Moral hazard: History records numerous instances of spiritual abuse within Sufi orders. The structural demand for absolute obedience creates conditions ripe for exploitation. The follower's defense—that true masters wouldn't abuse this trust—is circular reasoning that offers no protection.

Intellectual infantilization: By delegating spiritual judgment entirely to another human being, the devotee forfeits the critical faculties that might recognize their own path or identify corruption within the system.

The Orthodox Tensions

The Sufi follower occupies an uncomfortable position within broader Islamic civilization. While Sufism has been historically integral to Muslim societies, it has also faced persistent accusations of bid'ah (innovation) and shirk (polytheism) from orthodox quarters.

The devotee must navigate between:

  • Esoteric interpretation that sometimes contradicts plain textual meanings of Quran and Hadith
  • Ritual innovations (like sama, whirling, tomb veneration) that lack clear scriptural precedent
  • Metaphysical claims about divine indwelling that appear blasphemous to literalists

This places the follower in perpetual apologetic mode, performing elaborate hermeneutical gymnastics to reconcile their practices with orthodoxy—or accepting marginalization and occasional persecution.

The Experience-Doctrine Gap

Sufism privileges direct mystical experience (dhawq, taste; ma'rifah, gnosis) over intellectual knowledge ('ilm). Yet followers are simultaneously expected to master complex metaphysical systems, poetry in multiple languages, and intricate cosmologies.

The critique here is that mystical experience is notoriously unreliable as a truth-criterion:

  • Neurological reductionism: States achieved through breathing techniques, movement, or sensory deprivation can be explained through altered brain chemistry without requiring supernatural explanations
  • Cultural conditioning: Sufi experiences remarkably match the tradition's expectations—Christians have Christian visions, Buddhists have Buddhist enlightenments, and Sufis experience divine unity in specifically Islamic idioms
  • Unfalsifiability: Any critique of reported experiences can be dismissed as coming from one who "hasn't tasted" yet

The Social Conservatism

Despite Sufism's reputation for tolerance and inclusivity, followers often participate in maintaining rigid social hierarchies. Many Sufi orders have historically excluded women from full participation, perpetuated class distinctions, and enforced cultural conformity alongside their spiritual teachings.

The follower inherits these contradictions: celebrating spiritual equality before God while maintaining worldly hierarchies of gender, birth, and proximity to the master.

The Retreat from Praxis

While some Sufi orders emphasized social service, many cultivated otherworldliness that bordered on quietism.

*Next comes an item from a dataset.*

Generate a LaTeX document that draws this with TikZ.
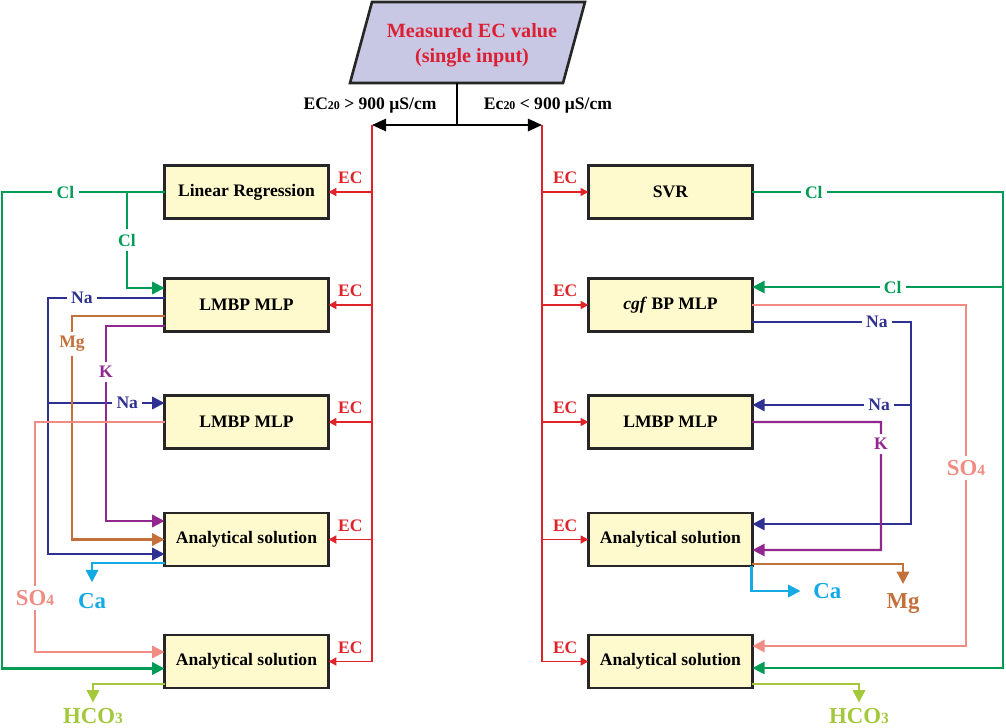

The follower focused on interior purification may neglect:

  • Political responsibility: Accepting tyranny as divinely ordained tests
  • Economic justice: Viewing poverty as spiritual opportunity rather than structural injustice
  • Rational inquiry: Dismissing philosophy and science as veils obscuring divine truth

This produces followers who are spiritually sophisticated but civically passive—precisely the population autocratic regimes prefer.

Concluding Reflections

My critique should not be mistaken for dismissal. Sufism has enriched human civilization immeasurably, and many followers have embodied extraordinary compassion, wisdom, and courage. However, serious examination reveals that the path demands intellectual sacrifices that deserve acknowledgment:

The surrender of critical judgment to fallible human guides, the acceptance of unfalsifiable experiential claims as ultimate truth, the navigation of contradictions between mystical and orthodox Islam, and the maintenance of social conservatisms alongside spiritual egalitarianism—these are not easily resolved.

The honest follower must either develop sophisticated reconciliations of these tensions or practice a faith consciously aware of its own contradictions. The unreflective devotee risks exploitation, intellectual stagnation, and the substitution of poetic language for rigorous thought.